Oleh karena dengan maraknya kasus yang terjadi secara berulang-ulang di negeri ini maka pemberian sanksi hukum yang tegas lagi menjerakan kepada pelaku itu diperlukan dan ditingkatkan. Karena sejatinya hukum yang dijatuhkan kepada pelaku tidak hanya sekedar memberikan sanksi melainkan juga sebagai pelajaran bagi masyarakat agar tidak melakukan hal yang sama (menjerakan). Sebagaimana dalam pandangan Islam bahwa sanksi hukum itu diterapkan dalam rangka untuk mencegah (zawajir). Itulah mengapa jika dimasa Rasul dan para sahabat pemberian sanksi dilaksanakan ditempat umum dan disaksikan oleh banyak orang. Bukan untuk menampakan aib dari pelaku tetapi dengan tujuan untuk memberikan efek jera bagi masyarakat sehingga tidak melakukan hal yang sama.
Begitu pula dengan pelanggaran lainnya, dimana para pemimpin kala itu tidak tanggung-tanggung dalam memberikan sanksi hukum. Hal yang diurusi dalam roda kepemimpinan itu tidaklah sedikit, dan mengurus kasus yang kian berulang tentu membuang-buang energi dalam kepemimpinan.
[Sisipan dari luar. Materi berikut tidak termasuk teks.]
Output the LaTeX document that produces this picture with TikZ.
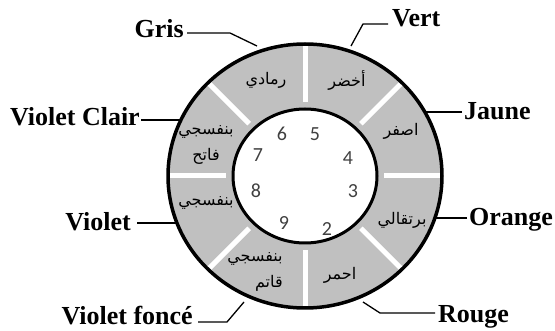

Maka sebaiknya kasus itu dituntaskan saja dengan menjatuhkan sanksi yang benar-benar akan membuat kapok pelaku dan juga masyarakat lainnya. Sama halnya dengan kasus munculnya kembali tabloid menjelang pilpres. Perlu untuk diberikan sanksi hukum yang tegas bagi pelaku jika kelak terbukti melanggar hukum agar kedepannya kejadian ini tidak terulang kembali. Dan kendati pun niatnya ingin bersumbangsi dalam masa kampanye maka sebaiknya memuat konten-konten informasi yang mendidik lagi mencerdaskan serta berangkat dari sebuah kebanaran.